After pip3 install N-HANS, users are expexted to create a N-HANS folder for conducting audio denoising or separation tasks. For linux users, commands load_denoiser or load_separator will assist in downloading pretrained denoising and separation models, accompanied by some audio examples. The trained models and audio examples can also be found in the above N_HANS_Selective_Noise and N_HANS_Source_Separation folders, which provides users working on other operation systems the opportunity to apply N-HANS.

Applying N-HANS

N-HANS has been developed to process standard .wav audios with sample rate of 16kHz and coded in 16-bit Signed Integer PCM. With the embedded format converter written based on sox package, audio files of other formats are automatically to convert to this standard setting.

Commands

Task	Command	Discription
speech denoising	nhans_denoiser --input noisy.wav --output denoised.wav --neg noise.wav	--neg the environmental noise
selective noise suppresion	nhans_denoiser --input noisy.wav --output denoised.wav --pos preserve.wav --neg suppress.wav	--pos indicates the noise to be preserved --neg hints the noise to be suppressed
speech separation	nhans_separator --input mixed.wav --output separated.wav --pos target.wav --neg interference.wav	--pos indicates the target speaker --neg hints the interference speaker

Examples

Processing single wav sample

Task	Example
speech denoising	nhans_denoiser --input audio_examples/exp2_noisy.wav --output denoised.wav --neg audio_examples/exp2_noise.wav
selective noise suppresion	nhans_denoiser --input audio_examples/exp1_noisy.wav --output denoised.wav --pos audio_examples/exp1_posnoise.wav --neg audio_examples/exp2_negnoise.wav
speech separation	nhans_separator --input audio_examples/mixed.wav --output separated.wav --pos audio_examples/target_speaker.wav --neg audio_examples/noise_speaker.wav

Processing multiple wav samples in folders

Please create folders containing noisy, (positive) negative recordings, the recordings for each example in different folders should have identical filename.

Task	Example
speech denoising	nhans_denoiser --input audio_examples/noisy_dir --output denoised_dir --neg audio_examples/neg_dir
selective noise suppresion	nhans_denoiser --input audio_examples/noisy_dir --output denoised_dir --pos audio_examples/pos_dir --neg=audio_examples/neg_dir
speech separation	nhans_separator --input audio_examples/mixed_dir --output separated_dir --pos=audio_examples/target_dir --neg=audio_examples/interference_dir

Train your own N-HANS

You can train your own selective audio suppression system and separation system using N-HANS architecture based on this respository.
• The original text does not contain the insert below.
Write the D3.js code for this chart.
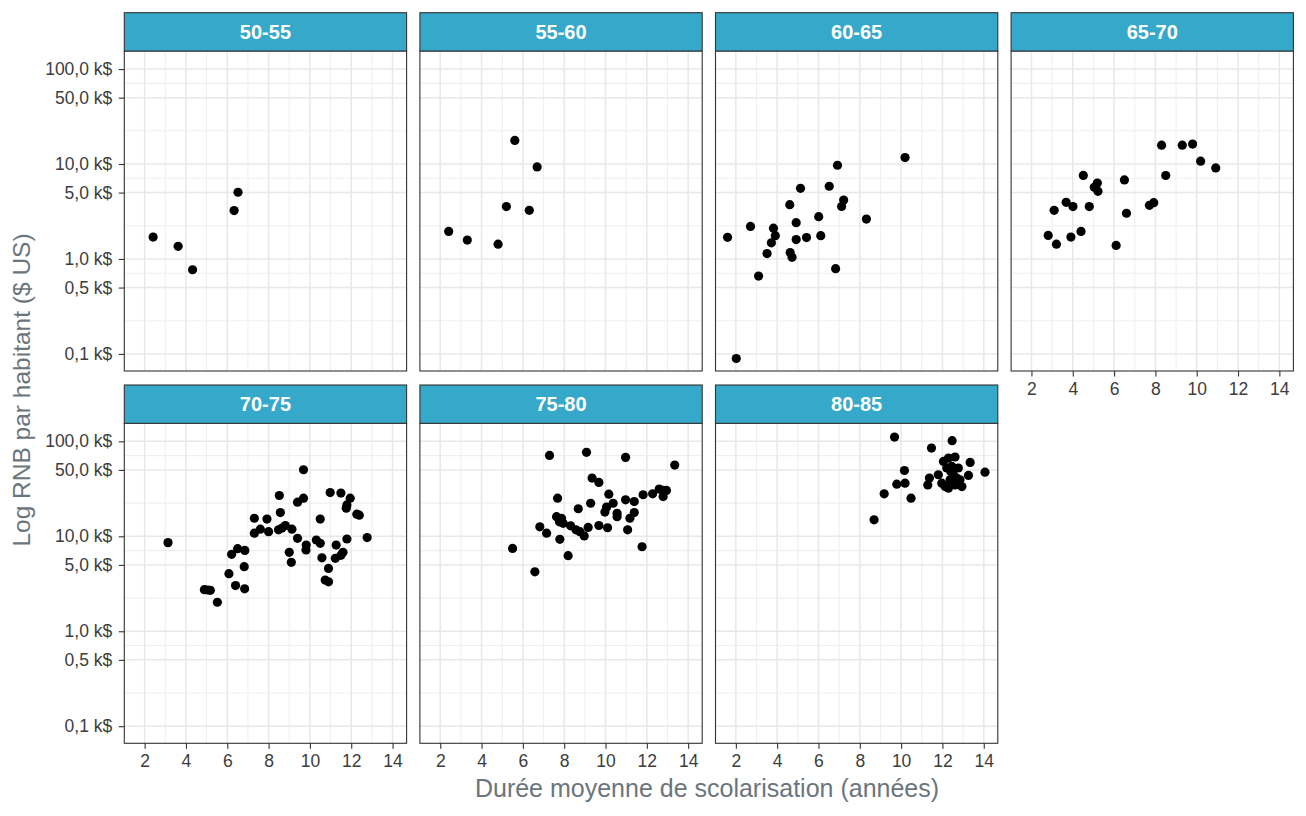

To train a selective audio suppression system, please go into N-HANS/N_HANS___Selective_Noise/ and create lists for clean speech samples and environment noises. Feed the paths of the folders that individually consists of speech .wav files and noise .wav files in create_seeds, which will generate two pickle files (.pkl) containing speech and noise wav files, separately. To maximally train a system that is consistent with our trained model, we provide the seed lists for the data split of AudioSet Corpus (https://research.google.com/audioset/) in our publication. To download AudioSet_seeds.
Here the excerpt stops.